[Start of PROVIDED DATA]

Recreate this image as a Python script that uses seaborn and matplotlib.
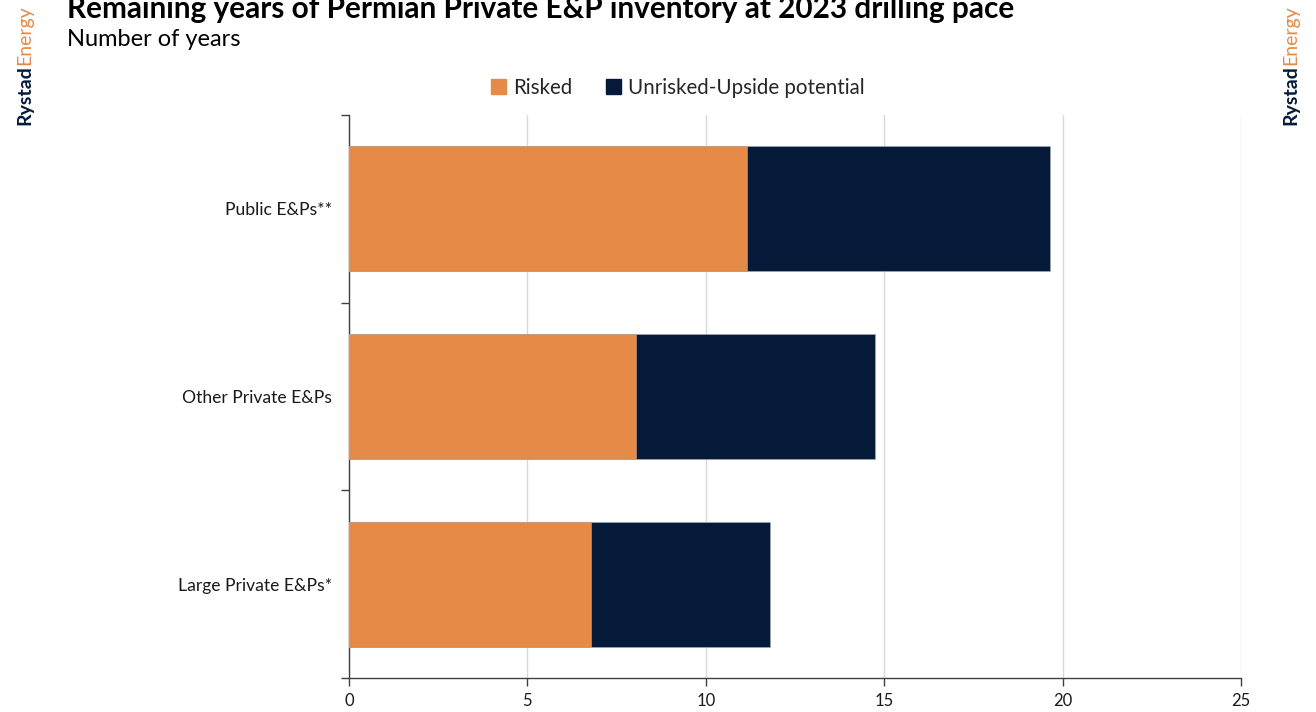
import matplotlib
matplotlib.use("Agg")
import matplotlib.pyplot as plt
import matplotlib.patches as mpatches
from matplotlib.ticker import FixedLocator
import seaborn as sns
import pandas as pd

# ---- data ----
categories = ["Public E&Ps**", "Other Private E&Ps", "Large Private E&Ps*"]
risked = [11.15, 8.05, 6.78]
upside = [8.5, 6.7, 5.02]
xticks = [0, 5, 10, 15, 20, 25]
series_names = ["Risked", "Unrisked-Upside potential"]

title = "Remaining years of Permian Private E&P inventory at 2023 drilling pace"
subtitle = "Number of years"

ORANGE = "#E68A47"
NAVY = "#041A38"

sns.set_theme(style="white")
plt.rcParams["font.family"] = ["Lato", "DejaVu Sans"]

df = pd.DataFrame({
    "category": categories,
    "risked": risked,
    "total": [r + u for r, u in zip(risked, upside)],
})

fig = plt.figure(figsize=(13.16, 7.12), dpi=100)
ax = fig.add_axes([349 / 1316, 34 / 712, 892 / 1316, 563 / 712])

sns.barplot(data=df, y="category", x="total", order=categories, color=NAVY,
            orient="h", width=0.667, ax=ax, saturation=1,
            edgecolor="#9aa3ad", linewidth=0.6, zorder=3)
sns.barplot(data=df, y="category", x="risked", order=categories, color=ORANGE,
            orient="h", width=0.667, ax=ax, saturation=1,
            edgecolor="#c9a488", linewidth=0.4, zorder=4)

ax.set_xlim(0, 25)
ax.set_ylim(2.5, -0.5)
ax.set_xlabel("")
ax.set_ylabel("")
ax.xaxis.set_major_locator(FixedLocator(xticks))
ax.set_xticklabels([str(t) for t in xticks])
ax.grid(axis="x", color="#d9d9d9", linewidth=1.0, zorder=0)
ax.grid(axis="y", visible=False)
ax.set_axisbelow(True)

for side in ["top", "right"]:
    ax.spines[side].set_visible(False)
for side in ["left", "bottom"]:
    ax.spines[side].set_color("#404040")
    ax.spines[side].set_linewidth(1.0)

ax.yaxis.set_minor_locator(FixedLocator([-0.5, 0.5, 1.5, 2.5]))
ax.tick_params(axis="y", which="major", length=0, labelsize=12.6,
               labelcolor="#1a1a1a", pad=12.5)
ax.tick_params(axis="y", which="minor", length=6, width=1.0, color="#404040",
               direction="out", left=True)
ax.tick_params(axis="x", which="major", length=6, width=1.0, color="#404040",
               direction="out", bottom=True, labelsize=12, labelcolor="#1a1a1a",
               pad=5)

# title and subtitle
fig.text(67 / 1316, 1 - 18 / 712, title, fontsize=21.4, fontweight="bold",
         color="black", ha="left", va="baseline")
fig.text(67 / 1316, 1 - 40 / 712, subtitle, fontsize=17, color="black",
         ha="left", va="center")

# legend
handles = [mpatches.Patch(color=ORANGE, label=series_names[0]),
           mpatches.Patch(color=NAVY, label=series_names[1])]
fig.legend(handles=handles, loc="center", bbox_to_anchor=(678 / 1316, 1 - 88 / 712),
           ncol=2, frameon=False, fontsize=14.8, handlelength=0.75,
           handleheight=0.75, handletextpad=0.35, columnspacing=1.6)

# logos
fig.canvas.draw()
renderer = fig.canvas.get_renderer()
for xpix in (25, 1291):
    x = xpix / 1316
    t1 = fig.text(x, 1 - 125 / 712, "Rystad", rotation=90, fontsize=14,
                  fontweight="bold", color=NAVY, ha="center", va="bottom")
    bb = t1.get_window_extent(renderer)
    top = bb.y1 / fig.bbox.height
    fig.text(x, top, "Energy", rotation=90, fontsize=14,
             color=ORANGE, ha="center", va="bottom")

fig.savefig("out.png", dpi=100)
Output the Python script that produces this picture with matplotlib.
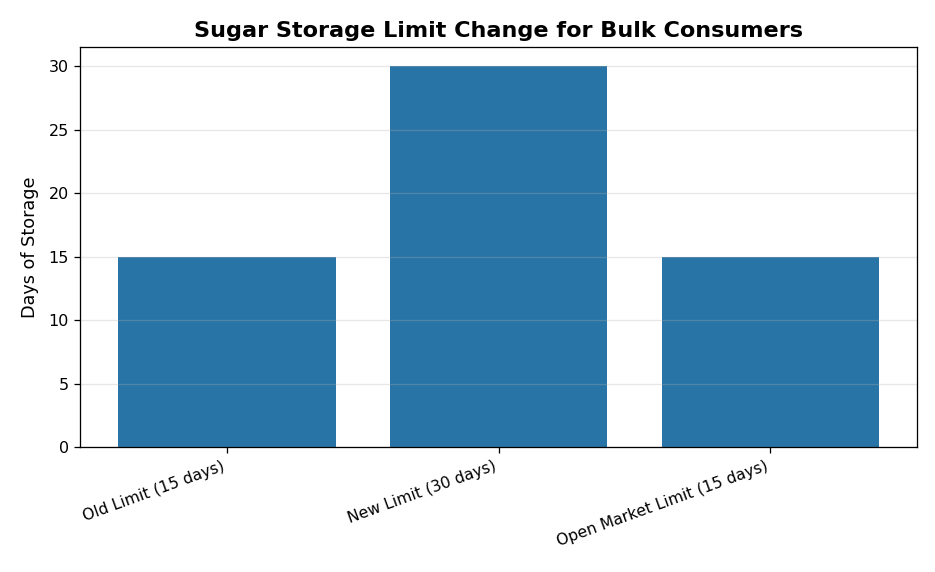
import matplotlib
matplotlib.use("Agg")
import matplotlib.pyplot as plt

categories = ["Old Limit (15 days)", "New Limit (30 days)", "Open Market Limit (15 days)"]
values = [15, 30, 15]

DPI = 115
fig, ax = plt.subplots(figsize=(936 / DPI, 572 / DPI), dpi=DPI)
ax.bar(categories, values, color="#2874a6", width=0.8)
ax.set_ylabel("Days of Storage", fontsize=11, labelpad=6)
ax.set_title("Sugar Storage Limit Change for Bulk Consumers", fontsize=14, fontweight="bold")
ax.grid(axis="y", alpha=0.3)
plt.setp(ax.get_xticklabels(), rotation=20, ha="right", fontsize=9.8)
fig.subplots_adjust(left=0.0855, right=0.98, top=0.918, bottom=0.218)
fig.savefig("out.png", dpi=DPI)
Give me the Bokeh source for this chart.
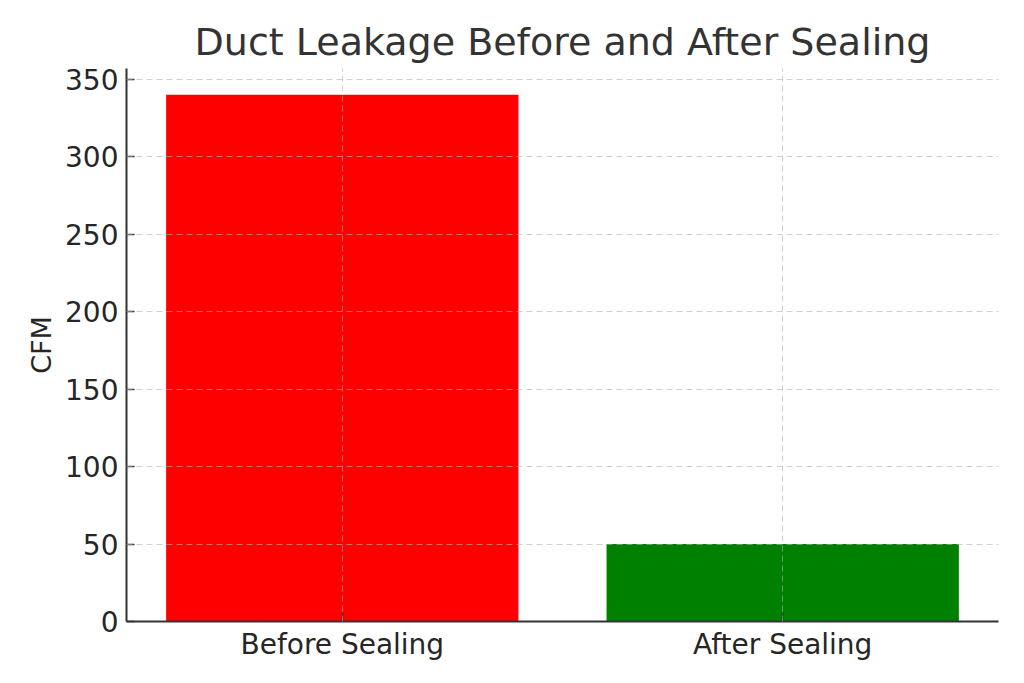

[End of PROVIDED DATA]

GOAL
Show the lines from the data above that contain the string "this".

WORKED ANSWER
Recreate this image as a Python script that uses seaborn and matplotlib.
Output the Python script that produces this picture with matplotlib.
Give me the Bokeh source for this chart.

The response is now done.